Our last play together was the extravaganza, “Winnie-the-Pooh.” In this play, Joel and I took starring roles while Billy and Faith worked behind the scenes. I say that we took starring roles, but in a real sense, this was Joel’s play. Thanks to my boyish looks (barely hit puberty at age 18), I was chosen to play Christopher Robin. My role was more of a stage manager part, and thankfully a small one at that. I would go in front of the curtain before each act and tell some stories to my stuffed bear (which was almost larger than me) as young Christopher. Joel, however, got the title role, Winnie-the-Pooh. Never to this day have I ever heard a better Pooh than Joel Robert Bek. He was made for the role. He padded his middle just a smidgen and waddled around the stage just like a silly, dopey bear.

After we all graduated in 1978, we prepared to move off in our separate directions. Faith was heading to Radford College, Billy was accepted at the 7-11 across from Roanoke College to play pinball all night and sometimes attend classes at the college next door by day. Joel and I were both headed to Virginia Tech where he would major in eating hot dogs from the dorm lobby and Engineering, and I would major in goofing off and Education. I don’t think we knew at the time that we would share many more adventures together. Perhaps another time in the lonely, dim reflective light of my laptop, I can share some of those memories.

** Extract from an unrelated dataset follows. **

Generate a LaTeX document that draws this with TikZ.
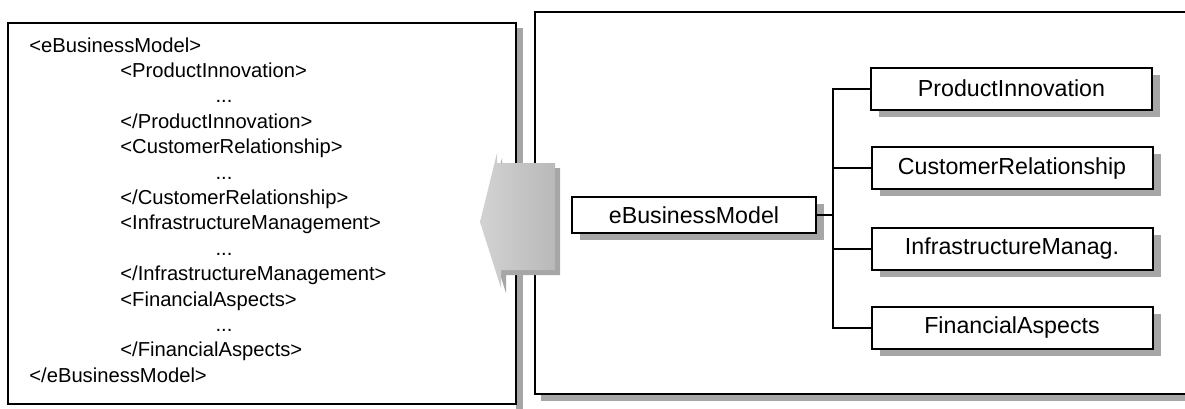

One final thought I’ll leave you with…In one scene from The Night Was Dark, I had to stand within close proximity of Billy’s face and explain to him in my bizarre Russian accent just how much I loved him, “I love you Mr. Garth, like a brother I love you.” You know, even when mature guys like Billy and me get ridiculous lines like that, we’d bust our laughing every time. The funny thing is that today I don’t think I’d laugh anymore if I had a chance to say that line to Faith, Billy or especially Joel. Those souls are my brothers and, sadly, one has been away for a year now. He’s a fine bear, you know.